State of Social Q4 2017: Snapchat Snaps Back

Snapchat, the shiniest new object in social media (at least as far as publicly-traded companies go), held its fourth quarter earnings call and its first annual call since its initial public offering (IPO) recently. Let’s see what the company had to report.

User Growth

Snapchat reports its userbase by quarterly averaged daily active users, meaning the number of users who are active daily on average throughout the quarter. In Q4, its rate of growth bounced back from half a year of declines, up 5.06% quarter-over-quarter.:

This is a good sign for Snapchat, especially since user growth in the fourth quarter of any year is tough. Consumers are especially distracted by many other priorities for their attention.

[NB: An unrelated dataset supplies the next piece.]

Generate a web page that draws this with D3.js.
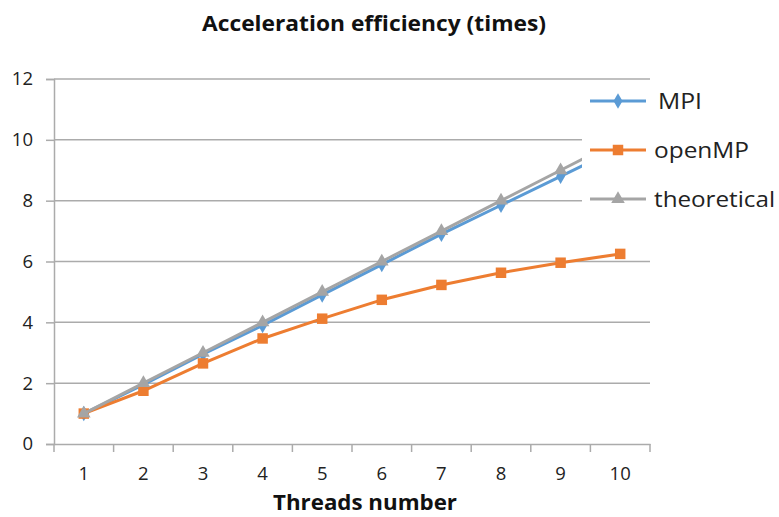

Digging in more thoroughly, Snapchat’s growth was strongest in APAC/EMEA, followed by Europe, then North America.


Snapchat’s revenue saw the traditional fourth quarter bounce that all established social networks see:

Fourth quarter earnings almost always are strongly positive as advertisers pour money into social networks for the holidays. B2B companies pay to retarget in order to close deals, while B2C companies solicit consumer purchases. Any social network that does not notch strong revenues in the fourth quarter is generally in trouble. Snapchat notched 37.5% quarter-over-quarter growth, a good sign and its strongest financial quarter yet.

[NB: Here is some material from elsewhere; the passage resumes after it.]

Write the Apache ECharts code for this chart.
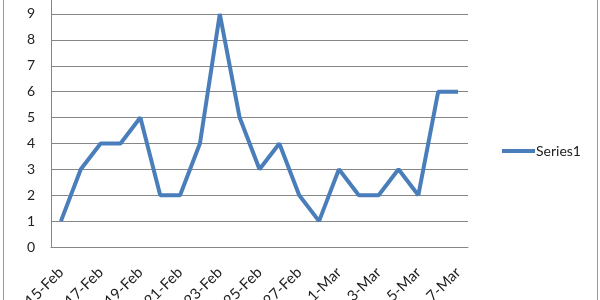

With such strong revenues, Snapchat’s average revenue per user (ARPU) reached an all-time high of $1.53 per user:

While this is a reach from Facebook’s record-breaking $6 ARPU, it’s still a strong showing. Given that Twitter in its Q3 earnings hit $1.53 ARPU, Snapchat is now competitive from an investor’s perspective.

What Should Marketers and Communicators Do?

Snapchat is still catching up on the business tools side compared to its more mature brethren. They only recently released retargeting tools such as the Snap Pixel for advertisers to take advantage of; custom audiences are still limited to web audiences (versus uploading lists).

The real question will be whether Snapchat breaks out of its 13-30 demographic. In its earnings call transcript, CEO Evan Spiegel announced that the new user interface redesign is intended to help users above the age of 30 use the app more easily. It remains to be seen whether the redesign will have the desired impact, and whether Snapchat will diminish its influence with its core audience in the process.

One area of opportunity for marketers who are marketing mobile app installs is the relatively new App Install ad unit for Snapchat. According to the company, they’ve seen good results in users taking advantage of App Install ads.

For marketers aggressively courting the 13-30 demographic, Snapchat is worth experimenting in. Marketers should install the new Pixel in tag management and analytics systems, then measure to see how much of their traditional web audience is reachable via Snapchat. If it turns out that audiences are engaged, run some test ads to see how it performs versus other channels.